Despite conservative hysteria, a study finds the shot doesn't erase youngsters' fear of STDs

Published October 30, 2009 12:25AM (EDT)

Remember all the conservatives who swore the HPV vaccine would give girls free license to go buck wild?  How they argued that inoculating girls against a sexually transmitted disease that causes cervical cancer -- a disease that kills more than 4,000 women each year -- would be harmful because it would rid youngsters of their deathly fear of premarital sex? Well, I wonder how they'll respond to a new study that arrives at the opposite conclusion -- that getting vaccinated actually reinforces the risks of having sex.

Researchers from the University of Manchester surveyed more than 500 local girls age 12 and 13 who were offered the vaccine. A whopping 79 percent said that getting the shot reminded them about the risks of having sex, while 14 percent reported that they might take more sexual risks as a result. Unsurprisingly, 93 percent said that getting vaccinated showed that they took their own health seriously.
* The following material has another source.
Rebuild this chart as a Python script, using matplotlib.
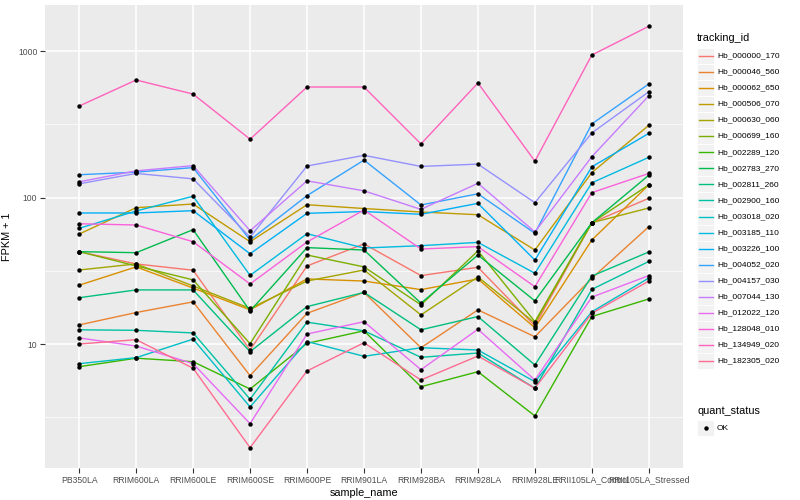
import matplotlib
matplotlib.use('Agg')
import matplotlib.pyplot as plt
import numpy as np
from matplotlib.patches import Rectangle
from matplotlib.lines import Line2D

plt.rcParams['font.family'] = ['Liberation Sans', 'DejaVu Sans']

samples = ["PB350LA", "RRIM600LA", "RRIM600LE", "RRIM600SE", "RRIM600PE", "RRIM901LA",
           "RRIM928BA", "RRIM928LA", "RRIM928LE", "RRII105LA_Control", "RRII105LA_Stressed"]

tracking_ids = ["Hb_000000_170", "Hb_000046_560", "Hb_000062_650", "Hb_000506_070",
                "Hb_000630_060", "Hb_000699_160", "Hb_002289_120", "Hb_002783_270",
                "Hb_002811_260", "Hb_002900_160", "Hb_003018_020", "Hb_003185_110",
                "Hb_003226_100", "Hb_004052_020", "Hb_004157_030", "Hb_007044_130",
                "Hb_012022_120", "Hb_128048_010", "Hb_134949_020", "Hb_182305_020"]

# FPKM + 1 values, one list per gene (order of samples above)
hb_000000_170 = [42.7, 35.2, 31.9, 9.1, 34.1, 48.2, 29.3, 33.4, 13.3, 67.3, 98.8]
hb_000046_560 = [13.5, 16.4, 19.4, 6.08, 16.2, 22.5, 9.43, 17.1, 11.2, 28.1, 63.2]
hb_000062_650 = [25.2, 33.6, 24.1, 17.1, 27.8, 26.9, 23.5, 27.8, 12.9, 51.3, 122]
hb_000506_070 = [56.3, 85.2, 90.3, 49.9, 89.3, 84.1, 79.6, 76.3, 43.8, 148, 311]
hb_000630_060 = [32.0, 35.2, 24.9, 17.5, 26.9, 32.0, 15.8, 28.7, 13.9, 67.3, 84.8]
hb_000699_160 = [42.7, 34.1, 27.4, 10.05, 40.5, 33.6, 18.5, 43.2, 14.2, 67.3, 122]
hb_002289_120 = [7.0, 8.0, 7.57, 4.93, 10.1, 12.3, 5.11, 6.47, 3.23, 15.4, 20.3]
hb_002783_270 = [42.7, 42.0, 60.3, 16.8, 45.5, 43.8, 19.0, 40.5, 19.7, 67.3, 142]
hb_002811_260 = [20.7, 23.4, 23.4, 8.86, 18.0, 22.5, 12.5, 15.4, 7.19, 29.1, 42.5]
hb_002900_160 = [12.5, 12.4, 11.9, 4.2, 14.1, 12.3, 8.11, 8.68, 4.99, 23.6, 36.6]
hb_003018_020 = [7.34, 8.07, 10.8, 3.72, 10.4, 8.24, 9.43, 9.1, 5.53, 16.6, 28.2]
hb_003185_110 = [61.6, 80.9, 102, 29.4, 56.6, 45.2, 46.9, 49.4, 30.4, 126, 188]
hb_003226_100 = [78.4, 78.4, 81.3, 41.3, 78.0, 80.2, 76.8, 91.2, 37.4, 162, 274]
hb_004052_020 = [143, 149, 160, 51.3, 103, 180, 88.9, 106, 57, 318, 596]
hb_004157_030 = [124, 146, 134, 53.7, 164, 194, 163, 169, 92.2, 276, 527]
hb_007044_130 = [128, 152, 165, 59.3, 130, 111, 83, 125, 58.2, 190, 495]
hb_012022_120 = [11.0, 9.69, 7.34, 2.86, 11.7, 14.2, 6.68, 12.6, 5.68, 20.9, 29.3]
hb_128048_010 = [66.2, 64.9, 49.9, 25.7, 49.7, 82.2, 44.5, 46.2, 24.6, 108, 146]
hb_134949_020 = [421, 634, 508, 250, 568, 568, 232, 605, 177, 939, 1475]
hb_182305_020 = [10.0, 10.7, 6.83, 1.96, 6.55, 10.2, 5.68, 8.28, 4.99, 16.2, 26.9]

series = [hb_000000_170, hb_000046_560, hb_000062_650, hb_000506_070, hb_000630_060,
          hb_000699_160, hb_002289_120, hb_002783_270, hb_002811_260, hb_002900_160,
          hb_003018_020, hb_003185_110, hb_003226_100, hb_004052_020, hb_004157_030,
          hb_007044_130, hb_012022_120, hb_128048_010, hb_134949_020, hb_182305_020]

colors = ["#F8766D", "#EA8331", "#D89000", "#C09B00", "#A3A500", "#7CAE00", "#39B600",
          "#00BB4E", "#00BF7D", "#00C1A3", "#00BFC4", "#00BAE0", "#00B0F6", "#35A2FF",
          "#9590FF", "#C77CFF", "#E76BF3", "#FA62DB", "#FF62BC", "#FF6C91"]

W, H = 800, 500
fig = plt.figure(figsize=(8, 5), dpi=100)
ax = fig.add_axes([45 / W, 32 / H, 638 / W, 463 / H])
ax.set_facecolor('#EBEBEB')
for s in ax.spines.values():
    s.set_visible(False)

x = np.arange(len(samples))
for vals, c in zip(series, colors):
    ax.plot(x, vals, color=c, lw=1.0, zorder=3, solid_capstyle='butt')
for vals in series:
    ax.plot(x, vals, 'o', color='black', ms=3.2, zorder=4, markeredgewidth=0)

ax.set_yscale('log')
ax.set_ylim(10 ** 0.1536, 10 ** 3.314)
ax.set_xlim(-0.6, len(samples) - 0.4)
ax.set_yticks([10, 100, 1000])
ax.set_yticklabels(['10', '100', '1000'])
ax.set_yticks([10 ** 0.5, 10 ** 1.5, 10 ** 2.5], minor=True)
ax.yaxis.set_minor_formatter(matplotlib.ticker.NullFormatter())
ax.set_xticks(x)
ax.set_xticklabels(samples)
ax.grid(True, which='major', color='white', lw=1.1, zorder=1)
ax.grid(True, which='minor', axis='y', color='white', lw=0.5, zorder=1)
ax.set_axisbelow(True)
ax.tick_params(axis='both', which='major', length=3.5, width=0.8, color='#333333',
               labelsize=6.2, labelcolor='#4D4D4D', pad=2)
ax.tick_params(axis='y', which='minor', length=0)
ax.set_xlabel('sample_name', fontsize=7.8, labelpad=2.5)
ax.set_ylabel('FPKM + 1', fontsize=7.8, labelpad=4)

def fx(px):
    return px / W

def fy(py):
    return 1 - py / H

# legend: tracking_id
fig.text(fx(697), fy(38), 'tracking_id', fontsize=7.8, ha='left', va='center')
for i, (name, c) in enumerate(zip(tracking_ids, colors)):
    yc = 56 + i * 16.05
    fig.add_artist(Rectangle((fx(697), fy(yc + 8)), 17 / W, 16 / H, transform=fig.transFigure,
                             facecolor='#F2F2F2', edgecolor='white', lw=0.6))
    fig.add_artist(Line2D([fx(698.5), fx(712.5)], [fy(yc), fy(yc)], transform=fig.transFigure,
                          color=c, lw=1.0))
    fig.text(fx(717), fy(yc), name, fontsize=6.0, ha='left', va='center')

# legend: quant_status
fig.text(fx(697), fy(411), 'quant_status', fontsize=7.8, ha='left', va='center')
fig.add_artist(Rectangle((fx(697), fy(436)), 17 / W, 16 / H, transform=fig.transFigure,
                         facecolor='#F2F2F2', edgecolor='white', lw=0.6))
fig.add_artist(Line2D([fx(705.5)], [fy(428)], transform=fig.transFigure, marker='o',
                      color='black', ms=3.2, markeredgewidth=0, linestyle='none'))
fig.text(fx(717), fy(428), 'OK', fontsize=6.0, ha='left', va='center')

fig.savefig('out.png', dpi=100)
The results in no way provide a definitive answer to how the vaccine will affect girls' and women's sex lives, and it's worth viewing the study with a skeptical eye for a couple of reasons. First off, it was funded by GlaxoSmithKline, the maker of the HPV vaccine Cervarix. The company has an invested interest in convincing parents that the vaccine won't turn their daughters into man-eating sex zombies, which seems to be the assumed result of making sex less deadly. Second, this isn't a long-term comprehensive study of how the shot actually affects girls' sex lives. Instead, the findings are based on pubescent girls' response to whether getting vaccinated made them think about the risks of sex (you'd sure think it would, seeing as that's why they're getting the damn shot) and their predictions of their future sexual behavior (let's just say the study participants do not belong to an age group known for mature foresight).

But even if you give the study more credence than it deserves, it's rather stunning that some members of the British media have managed to pervert the findings to mean that the vaccine will make girls have riskier sex, as a Daily Mail headline puts it. Even the Telegraph manages to hold its own against the queen of trash, boldly declaring: "Cervical cancer jab would 'make girls more promiscuous.'" Isn't it great how they absolve themselves of any responsibility for misrepresenting the study's findings by using quote marks in their headline? Better still, the quoted text isn't found anywhere in the piece.

There aren't many reliable conclusions to come to from all this, but at least one thing is clear: Some people find girls' sexuality more viscerally threatening than even cancer.